Growing pains are, of course, the flip side when transitioning the number of young players the Blue Jays currently have on a roster that’s the second youngest in baseball.

“It’s all about learning and that’s our job, to teach our kids and that’s going to happen,” said Montoyo. “The routine groundballs in the big-leagues, you have to make those plays because when you’re playing big-league teams, it’s going to haunt you if you don’t make the routine plays.”

Reid-Foley, 23, reigned things back in after being all over the place during a 21-pitch, 14-ball first inning to grind through four frames on 81 pitches.

Only one of the four runs he surrendered was earned but he did give up four hits along with those four walks in an outing he described as “kind of a kick to the teeth. Go to the orthodontist, figure it out and get back out there.”

Asked what he does to get himself back in the strike zone when he’s lost his command, Reid-Foley said “you kind of trick yourself,” which in this case included a trip to the bathroom between innings.
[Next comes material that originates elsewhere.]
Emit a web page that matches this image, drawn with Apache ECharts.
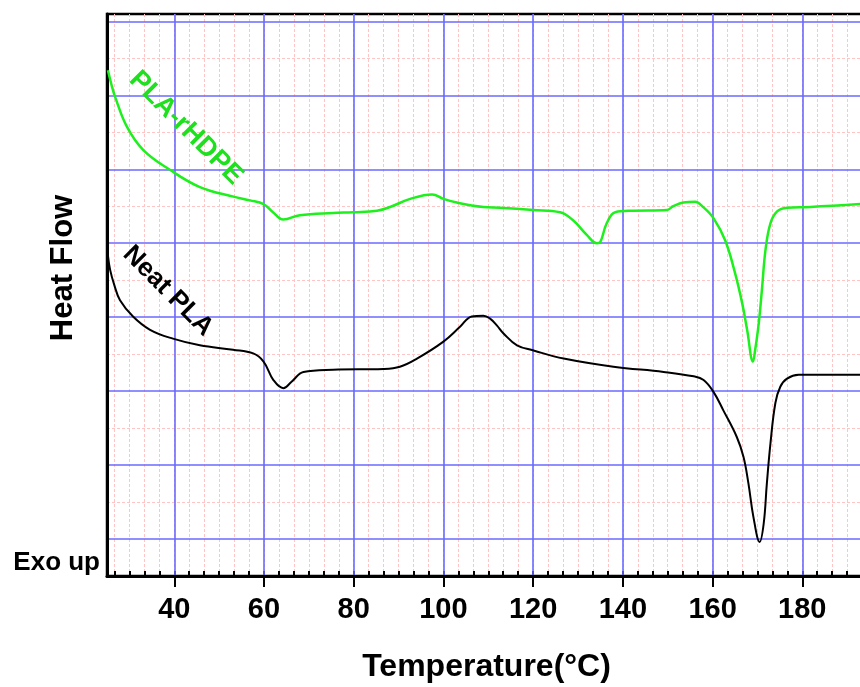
<!DOCTYPE html>
<html>
<head>
<meta charset="utf-8">
<title>DSC</title>
<script src="https://cdn.jsdelivr.net/npm/echarts@6.0.0/dist/echarts.min.js"></script>
<style>
  html, body { margin: 0; padding: 0; background: #fff; }
  #main { width: 860px; height: 687px; }
</style>
</head>
<body>
<div id="main"></div>
<script>
// 横轴刻度 (°C)
const majorTicks = [40, 60, 80, 100, 120, 140, 160, 180];
// 纵轴网格（无标签）
const blueLevels = [0.5, 1.5, 2.5, 3.5, 4.5, 5.5, 6.5, 7.5];
const pinkLevels = [1, 2, 3, 4, 5, 6, 7];

// PLA-rHDPE 曲线
const greenT = [25.2, 26.1, 26.8, 29.4, 33.1, 39.1, 45.7, 53.2, 56.9, 59.9, 62.0, 64.3, 68.0, 75.4, 79.9, 85.2, 88.1, 92.6, 97.5, 100.0, 103.0, 108.9, 112.6, 120.0, 126.0, 128.9, 132.0, 134.2, 135.0, 136.4, 138.3, 142.3, 149.8, 151.2, 153.5, 156.1, 157.9, 160.2, 162.8, 165.0, 166.6, 167.7, 169.0, 169.5, 170.3, 171.0, 171.8, 172.9, 174.4, 176.6, 181.8, 193.0];
const greenHF = [6.84, 6.62, 6.48, 6.08, 5.76, 5.49, 5.26, 5.13, 5.08, 5.03, 4.92, 4.82, 4.88, 4.91, 4.92, 4.94, 4.99, 5.10, 5.16, 5.10, 5.05, 4.99, 4.98, 4.95, 4.92, 4.81, 4.61, 4.50, 4.52, 4.77, 4.92, 4.94, 4.95, 5.00, 5.05, 5.06, 4.99, 4.84, 4.54, 4.10, 3.69, 3.33, 2.90, 3.06, 3.42, 3.87, 4.41, 4.77, 4.93, 4.98, 4.99, 5.03];

// Neat PLA 曲线
const blackT = [25.0, 25.2, 25.7, 26.6, 27.9, 30.8, 34.6, 39.7, 45.7, 53.1, 57.6, 59.9, 62.1, 64.3, 66.2, 68.8, 75.4, 86.6, 90.3, 94.1, 100.0, 103.7, 106.3, 108.9, 110.4, 111.9, 113.4, 116.4, 120.1, 126.8, 137.9, 149.1, 155.8, 158.0, 160.2, 162.4, 165.4, 166.9, 168.0, 169.1, 170.5, 171.4, 172.1, 172.9, 174.0, 175.1, 176.6, 179.2, 193.0];
const blackHF = [4.50, 4.34, 4.14, 3.94, 3.73, 3.51, 3.33, 3.21, 3.12, 3.06, 3.01, 2.90, 2.65, 2.54, 2.63, 2.76, 2.79, 2.80, 2.83, 2.94, 3.17, 3.37, 3.51, 3.52, 3.48, 3.39, 3.28, 3.12, 3.05, 2.94, 2.83, 2.76, 2.70, 2.65, 2.49, 2.24, 1.88, 1.61, 1.25, 0.80, 0.46, 0.71, 1.25, 1.79, 2.34, 2.56, 2.67, 2.72, 2.72];

const xMin = 25, xMax = 200;
// 小刻度：每个大间隔分 6 份
const minorTicks = [];
for (let i = -4; i <= 48; i++) {
  const t = Math.round((40 + i * 20 / 6) * 1000) / 1000;
  if (t > xMin && t < xMax) minorTicks.push(t);
}

const FONT = 'Liberation Sans, Arial, sans-serif';
const BLUE = '#6a6aff';
const PINK = '#ffc4c4';

function pairs(xs, ys) {
  return xs.map((x, i) => [x, ys[i]]);
}

const chart = echarts.init(document.getElementById('main'), null, { renderer: 'canvas' });

const option = {
  backgroundColor: '#fff',
  animation: false,
  grid: {
    left: 107, top: 14, right: -32, bottom: 111,
    outerBoundsMode: 'none', containLabel: false,
    show: true, borderColor: '#000', borderWidth: 2.5,
    backgroundColor: 'transparent'
  },
  xAxis: [
    {
      type: 'value', min: xMin, max: xMax, position: 'bottom', z: 1,
      axisLine: { show: true, lineStyle: { color: '#000', width: 3 } },
      axisTick: { show: true, customValues: majorTicks, length: 11, lineStyle: { color: '#000', width: 2 } },
      axisLabel: {
        customValues: majorTicks, margin: 19, color: '#000',
        fontFamily: FONT, fontWeight: 'bold', fontSize: 29
      },
      splitLine: { show: true, lineStyle: { color: BLUE, width: 1.6 } },
      name: 'Temperature(°C)', nameLocation: 'middle', nameGap: 75,
      nameTextStyle: {
        color: '#000', fontFamily: FONT, fontWeight: 'bold', fontSize: 32,
        padding: [0, 26, 0, 0]
      }
    },
    {
      // 小刻度 + 粉色虚线网格，挪到底边
      type: 'value', min: xMin, max: xMax, position: 'top', offset: -562, z: 0,
      axisLine: { show: false },
      axisTick: { show: true, customValues: minorTicks, length: 5, lineStyle: { color: '#000', width: 2 } },
      axisLabel: { show: false },
      splitLine: { show: true, lineStyle: { color: PINK, width: 1, type: [3, 2] } }
    }
  ],
  yAxis: [
    {
      type: 'value', min: 0, max: 7.6, position: 'left', z: 1,
      axisLine: { show: true, lineStyle: { color: '#000', width: 3 } },
      axisTick: { show: false, customValues: blueLevels },
      axisLabel: { show: false },
      splitLine: { show: true, lineStyle: { color: BLUE, width: 1.6 } }
    },
    {
      type: 'value', min: 0, max: 7.6, position: 'right', z: 0,
      axisLine: { show: false },
      axisTick: { show: false, customValues: pinkLevels },
      axisLabel: { show: false },
      splitLine: { show: true, lineStyle: { color: PINK, width: 1, type: [3, 2] } }
    }
  ],
  series: [
    {
      name: 'PLA-rHDPE', type: 'line', xAxisIndex: 0, yAxisIndex: 0,
      data: pairs(greenT, greenHF), showSymbol: false, smooth: 0.4,
      lineStyle: { color: '#1ef01e', width: 2.5 }, z: 3
    },
    {
      name: 'Neat PLA', type: 'line', xAxisIndex: 0, yAxisIndex: 0,
      data: pairs(blackT, blackHF), showSymbol: false, smooth: 0.4,
      lineStyle: { color: '#000', width: 2 }, z: 3
    }
  ],
  graphic: [
    {
      type: 'text', x: 63, y: 268, rotation: Math.PI / 2, z: 10,
      style: { text: 'Heat Flow', fill: '#000', font: 'bold 31px ' + FONT, align: 'center', verticalAlign: 'middle' }
    },
    {
      type: 'text', x: 100, y: 563, z: 10,
      style: { text: 'Exo up', fill: '#000', font: 'bold 26px ' + FONT, align: 'right', verticalAlign: 'middle' }
    },
    {
      type: 'text', x: 186, y: 128, rotation: -Math.PI / 4, z: 10,
      style: { text: 'PLA-rHDPE', fill: '#1ee01e', font: 'bold 27px ' + FONT, align: 'center', verticalAlign: 'middle' }
    },
    {
      type: 'text', x: 168, y: 291, rotation: -Math.PI / 4, z: 10,
      style: { text: 'Neat PLA', fill: '#000', font: 'bold 26px ' + FONT, align: 'center', verticalAlign: 'middle' }
    }
  ]
};

chart.setOption(option);
</script>
</body>
</html>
“I literally looked at myself in the mirror and said, ‘What are you doing?’ That’s kind of what you do,” said Reid-Foley. “At the end of the day if you’re not getting through five, you’re not really a starting pitcher. Everyone’s always like, as a starter, you want to get through more than five but I guess from here, take small baby steps. Get through five, get through six, just really hone in that you’re here to compete, you’re not here for next year, or the next year. We’re not rebuilding. We’re here. … We want to win. There’s no, ‘Oh, we’re young.’ We’re here. What I did today was inexcusable and didn’t get through five. Put it that way.”

Yennsy Diaz, 22, struggled through his big-league debut, throwing his first pitch into the opposite batter’s box, walking four batters, two with the bases loaded, while recording only two outs.

At the same time, there’s the upside.

Bichette ripped the first pitch of the game for a double, and later hit the first of back-to-back homers with Cavan Biggio in the seventh inning, the two drives coming in a span of three pitches.

“When it happened it was actually a lot cooler than I probably anticipated it would have been. It was a cool moment,” Bichette said. “We were excited (in the dugout). We cut into the lead a little bit, (Tom Eshelman) had been pitching well a couple of times through the order, we knew we should get him a third time around and we did. It was nice.”

Vladimir Guerrero Jr., collected three hits, including a single in the seventh, advanced to second and then third on wild pitches and then, when Grichuk hit a grounder just foul, used his left hand to point his teammate into fair territory, and the right-fielder obliged with a double down the third base line that made it a one-run game.

“Anytime a runner is on third and you get a groundball, line drive, anything at you, you joke around and say, ‘Hit it fair,’” relayed Grichuk. “Ninety per cent of what we’ve seen from the young guys has been incredible, the way they’re handling themselves, the way they’re playing out there on the field. We understand there are going to be some slip-ups. It happened to me, it happens to all young guys. In the end, it’s going to be all worth it.”

The inning died there, as did another uprising in the ninth, and the Orioles bullpen held on, which, come to think of it, may have been the oddest occurrence of them all on a weird weekend in Baltimore.